R.  “A medicina personalizada é uma área de oportunidade para aplicar a supercomputação na prevenção de enfermidades de transmissão, algo para o que são requeridos dados e supercomputadores e, como disse, vontade de colaboração entre os governos da América Latina e da Europa. Devido às rápidas mudanças climáticas, as doenças tradicionalmente endêmicas da América Latina agora estão aparecendo também na Europa. Uma razão a mais para impulsionar uma colaboração mais estreita.”

P.  A inteligência artificial está muito vinculada à supercomputação. Como conseguir que seu uso esteja ao serviço das pessoas e não ao contrário?

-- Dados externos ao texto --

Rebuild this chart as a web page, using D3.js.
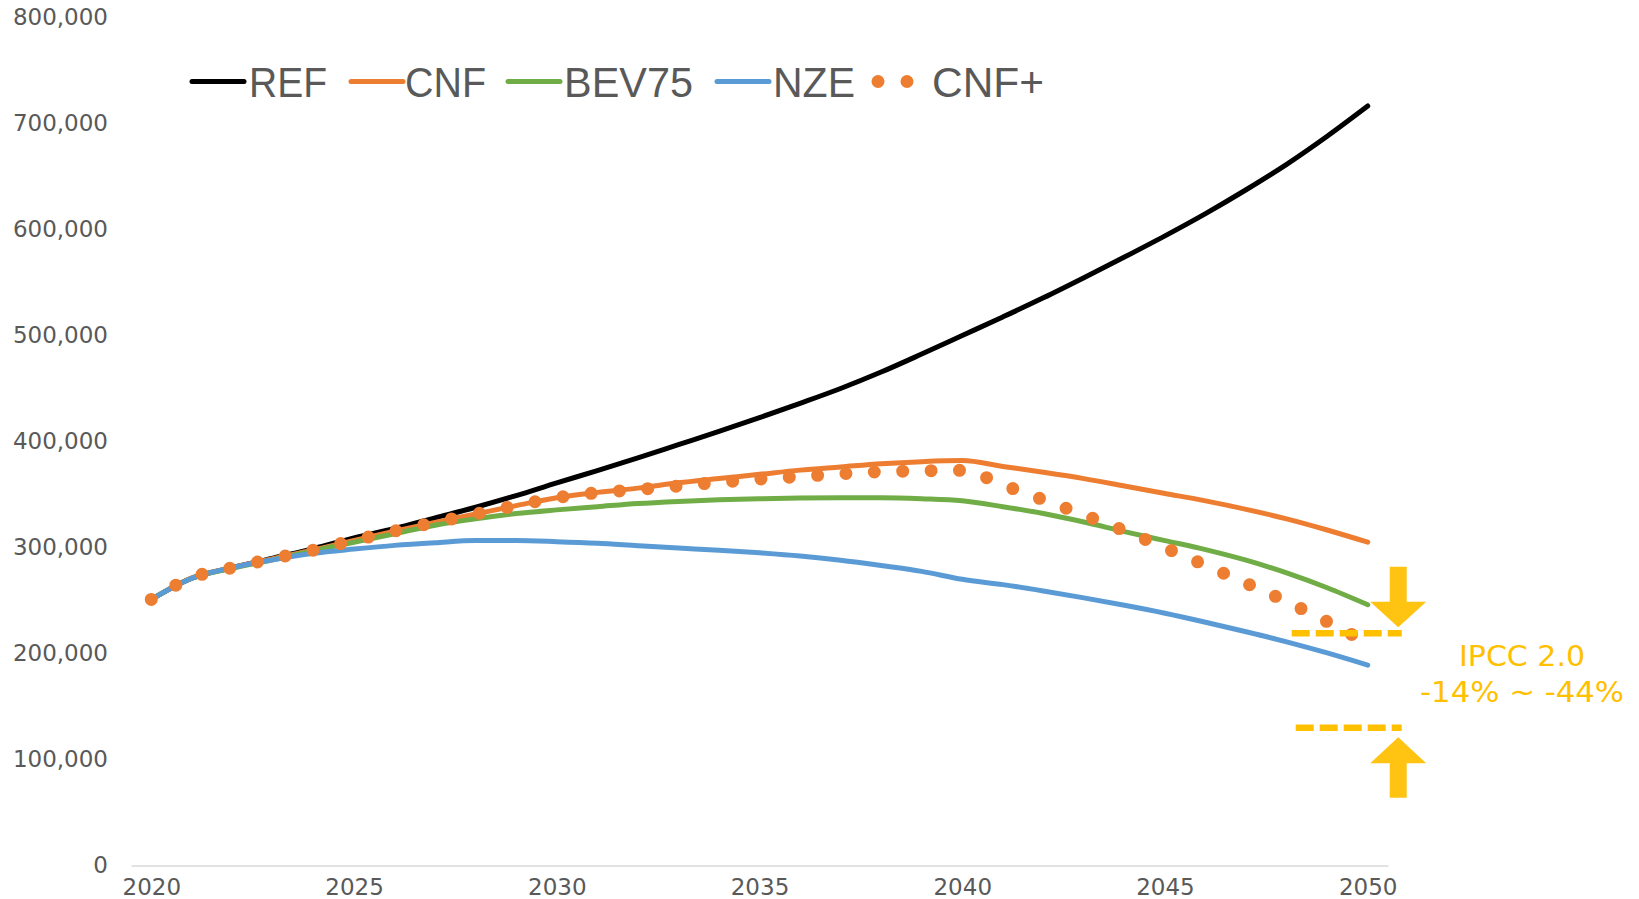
<!DOCTYPE html>
<html>
<head>
<meta charset="utf-8">
<script src="https://cdn.jsdelivr.net/npm/d3@7"></script>
<style>
  html, body { margin: 0; padding: 0; background: #fff; }
  svg { display: block; }
</style>
</head>
<body>
<svg id="chart" width="1639" height="899"></svg>
<script>
// Years on the category axis
const years = [2020, 2021, 2022, 2023, 2024, 2025, 2026, 2027, 2028, 2029, 2030,
  2031, 2032, 2033, 2034, 2035, 2036, 2037, 2038, 2039, 2040,
  2041, 2042, 2043, 2044, 2045, 2046, 2047, 2048, 2049, 2050];
const xTickLabels = [2020, 2025, 2030, 2035, 2040, 2045, 2050];
const yTickValues = [0, 100000, 200000, 300000, 400000, 500000, 600000, 700000, 800000];

// Scenario series (one value per year)
const REF = [251000, 271000, 281000, 290000, 299000, 309000, 318000, 328000, 338000, 349000, 361000,
  372500, 384500, 397000, 409500, 422500, 436000, 450000, 465500, 482500, 500000,
  517500, 535500, 554500, 574000, 594000, 615000, 637500, 661500, 688000, 716500];
const CNF = [251000, 271500, 281000, 289500, 297600, 306700, 315500, 323700, 331600, 339500, 347000,
  352000, 356000, 361000, 365000, 369000, 373000, 376000, 379000, 381000, 382000,
  376500, 371000, 365000, 358000, 351000, 344000, 336000, 327000, 316500, 305000];
const BEV75 = [251000, 271000, 280500, 288500, 297000, 305000, 313000, 321000, 327000, 332000, 335500,
  338500, 341500, 343500, 345000, 346000, 346700, 347000, 347000, 346000, 344000,
  338500, 332000, 324000, 315000, 306500, 298000, 288000, 276000, 262000, 246000];
const NZE = [251000, 271000, 281000, 288500, 294500, 298500, 302000, 304500, 306500, 306500, 305500,
  304000, 301700, 299500, 297500, 295000, 292000, 288000, 283000, 277500, 270000,
  265000, 259000, 252500, 245500, 238000, 229500, 220500, 211000, 200500, 189000];
const CNFplus = [251000, 271500, 281000, 289500, 297600, 306700, 315500, 323700, 331600, 339500, 347000,
  351700, 354700, 358000, 361500, 364500, 367000, 369500, 371500, 372300, 372800,
  359000, 345000, 330700, 315800, 299700, 283200, 266300, 249000, 230000, 210000];

// IPCC 2.0 range band for 2050 (upper and lower marker levels)
const ipccLevels = [219000, 130000];
const ipccLabel = ["IPCC 2.0", "-14% ~ -44%"];

const seriesList = [
  { name: "REF", values: REF, color: "#000000", dotted: false },
  { name: "CNF", values: CNF, color: "#ED7D31", dotted: false },
  { name: "BEV75", values: BEV75, color: "#70AD47", dotted: false },
  { name: "NZE", values: NZE, color: "#5B9BD5", dotted: false },
  { name: "CNF+", values: CNFplus, color: "#ED7D31", dotted: true }
];

const svg = d3.select("#chart");
const axisColor = "#595959";
const gold = "#FFC000";

const x = d3.scalePoint().domain(years).range([131, 1388]).padding(0.5);
const y = d3.scaleLinear().domain([0, 800000]).range([865.5, 17.5]);

// Y axis labels
const yAxis = svg.append("g")
  .attr("transform", "translate(131,0)")
  .call(d3.axisLeft(y).tickValues(yTickValues).tickSize(0).tickPadding(23).tickFormat(d3.format(",")));
yAxis.select(".domain").remove();
yAxis.selectAll("text")
  .attr("fill", axisColor)
  .style("font-family", "'DejaVu Sans', Verdana, sans-serif")
  .style("font-size", "23px");

// X axis
const xAxis = svg.append("g")
  .attr("transform", `translate(0,${y(0)})`)
  .call(d3.axisBottom(x).tickValues(xTickLabels).tickSize(0).tickPadding(13.5));
xAxis.select(".domain").attr("stroke", "#d9d9d9").attr("stroke-width", 1.5);
xAxis.selectAll("text")
  .attr("fill", axisColor)
  .style("font-family", "'DejaVu Sans', Verdana, sans-serif")
  .style("font-size", "23px");

// Series lines
const line = d3.line()
  .x((d, i) => x(years[i]))
  .y(d => y(d))
  .curve(d3.curveMonotoneX);

const lines = svg.append("g").attr("fill", "none");
seriesList.forEach(s => {
  const p = lines.append("path")
    .datum(s.values)
    .attr("d", line)
    .attr("stroke", s.color)
    .attr("stroke-linejoin", "round");
  if (s.dotted) {
    p.attr("stroke-width", 13)
      .attr("stroke-linecap", "round")
      .attr("stroke-dasharray", "0 28.4");
  } else {
    p.attr("stroke-width", 5)
      .attr("stroke-linecap", "round");
  }
});

// Legend
const legendItems = [
  { s: seriesList[0], lx: 192, tx: 249, tw: 78 },
  { s: seriesList[1], lx: 351, tx: 405, tw: 81 },
  { s: seriesList[2], lx: 508, tx: 564, tw: 129 },
  { s: seriesList[3], lx: 717, tx: 773, tw: 82 },
  { s: seriesList[4], lx: 878, tx: 932, tw: 112 }
];
const legend = svg.append("g");
const legendY = 81.5;
legendItems.forEach(it => {
  if (it.s.dotted) {
    legend.selectAll(null)
      .data([it.lx, it.lx + 29])
      .join("circle")
      .attr("cx", d => d).attr("cy", legendY).attr("r", 6.5)
      .attr("fill", it.s.color);
  } else {
    legend.append("line")
      .attr("x1", it.lx).attr("x2", it.lx + 52)
      .attr("y1", legendY).attr("y2", legendY)
      .attr("stroke", it.s.color).attr("stroke-width", 5)
      .attr("stroke-linecap", "round");
  }
  legend.append("text")
    .attr("x", it.tx).attr("y", 97)
    .attr("fill", axisColor)
    .attr("textLength", it.tw)
    .attr("lengthAdjust", "spacingAndGlyphs")
    .style("font-family", "'Liberation Sans', Arial, sans-serif")
    .style("font-size", "43px")
    .text(it.s.name);
});

// IPCC 2.0 range annotation
const ann = svg.append("g");
const x50 = x(2050);
const arrowX = x50 + 30.5;
ipccLevels.forEach((v, i) => {
  ann.append("line")
    .attr("x1", x50 - (i === 0 ? 76 : 72)).attr("x2", x50 + 34)
    .attr("y1", y(v)).attr("y2", y(v))
    .attr("stroke", gold).attr("stroke-width", 6.5)
    .attr("stroke-dasharray", "18 6");
});
// Down arrow above the upper level
const topTip = y(ipccLevels[0]) - 6;
ann.append("path")
  .attr("d", `M${arrowX - 8.5},${topTip - 60.5} L${arrowX + 8.5},${topTip - 60.5} L${arrowX + 8.5},${topTip - 25.5}
    L${arrowX + 28},${topTip - 25.5} L${arrowX},${topTip} L${arrowX - 28},${topTip - 25.5}
    L${arrowX - 8.5},${topTip - 25.5} Z`)
  .attr("fill", "#FFC312");
// Up arrow below the lower level
const botTip = y(ipccLevels[1]) + 9.5;
ann.append("path")
  .attr("d", `M${arrowX - 8.5},${botTip + 60.5} L${arrowX + 8.5},${botTip + 60.5} L${arrowX + 8.5},${botTip + 26}
    L${arrowX + 28},${botTip + 26} L${arrowX},${botTip} L${arrowX - 28},${botTip + 26}
    L${arrowX - 8.5},${botTip + 26} Z`)
  .attr("fill", "#FFC312");

ann.append("text")
  .attr("x", 1522).attr("y", 666)
  .attr("text-anchor", "middle")
  .attr("fill", gold)
  .attr("textLength", 126).attr("lengthAdjust", "spacingAndGlyphs")
  .style("font-family", "'DejaVu Sans', Verdana, sans-serif")
  .style("font-size", "28px")
  .text(ipccLabel[0]);
ann.append("text")
  .attr("x", 1522).attr("y", 702)
  .attr("text-anchor", "middle")
  .attr("fill", gold)
  .attr("textLength", 204).attr("lengthAdjust", "spacingAndGlyphs")
  .style("font-family", "'DejaVu Sans', Verdana, sans-serif")
  .style("font-size", "28px")
  .text(ipccLabel[1]);
</script>
</body>
</html>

R.  “Como qualquer outra nova tecnologia emergente, as autoridades devem definir as políticas adequadas para a proteção do grande público geral e em sua maioria não informado. Os especialistas devem ser os encarregados de uma correta informação e difusão dos conceitos básicos e os sistemas educativos, de ensinar aos estudantes desde idades precoces a aplicá-la com espírito crítico e ética. 
É crucial alcançar o equilíbrio adequado entre proteger o cidadão e não obstaculizar a inovação e a pesquisa. Em qualquer caso, as ações devem ser decididas a nível mundial, caso contrário, a I+ D migrará para regiões onde há menos controle, criando assim uma desvantagem injusta.”

P.  Dada a vantagem comparativa de uma comunidade linguística de 850 milhões de pessoas, poderíamos aspirar a um futuro no qual a ciência, a tecnologia, a inovação e a inteligência artificial também se desenvolvam em espanhol e português?

R. “Ainda que hoje em dia, se vê difícil deslocar a liderança do inglês como língua na produção e intercâmbio de ciência e tecnologia, os últimos avanços de aprendizagem automático mediante algoritmos, machine learning ou os grandes modelos de linguagem podem ajudar a admitir outros idiomas e que a tradução automática e instantânea nas aplicações seja accessível a todos.

Na Ibero-América temos uma grande quantidade de vídeos, gravações, áudios e um grande volume de informação escrita em espanhol e português que representam dados que são a chave para proteger nossos idiomas ante a irrupção de aplicações como ChatGPT e outros desenvolvimentos, para que não tenhamos de deixar nossos idiomas unicamente a mercê de empresas tecnológicas e aplicações externas.”

Ao final de um interessante diálogo sobre os caminhos que se abrem quando a tecnologia se conjuga com a cooperação entre países e a vontade política, Mateo Valero põe a tônica em uma mensagem que percorreu toda a conversa: “a ciência é semente de ideias e de riqueza. Se queremos ter um bom futuro e presente, teremos de apostar por uma educação, uma ciência e uma sanidade de qualidade e não recortar recursos em pesquisa e desenvolvimento em momentos de crise”.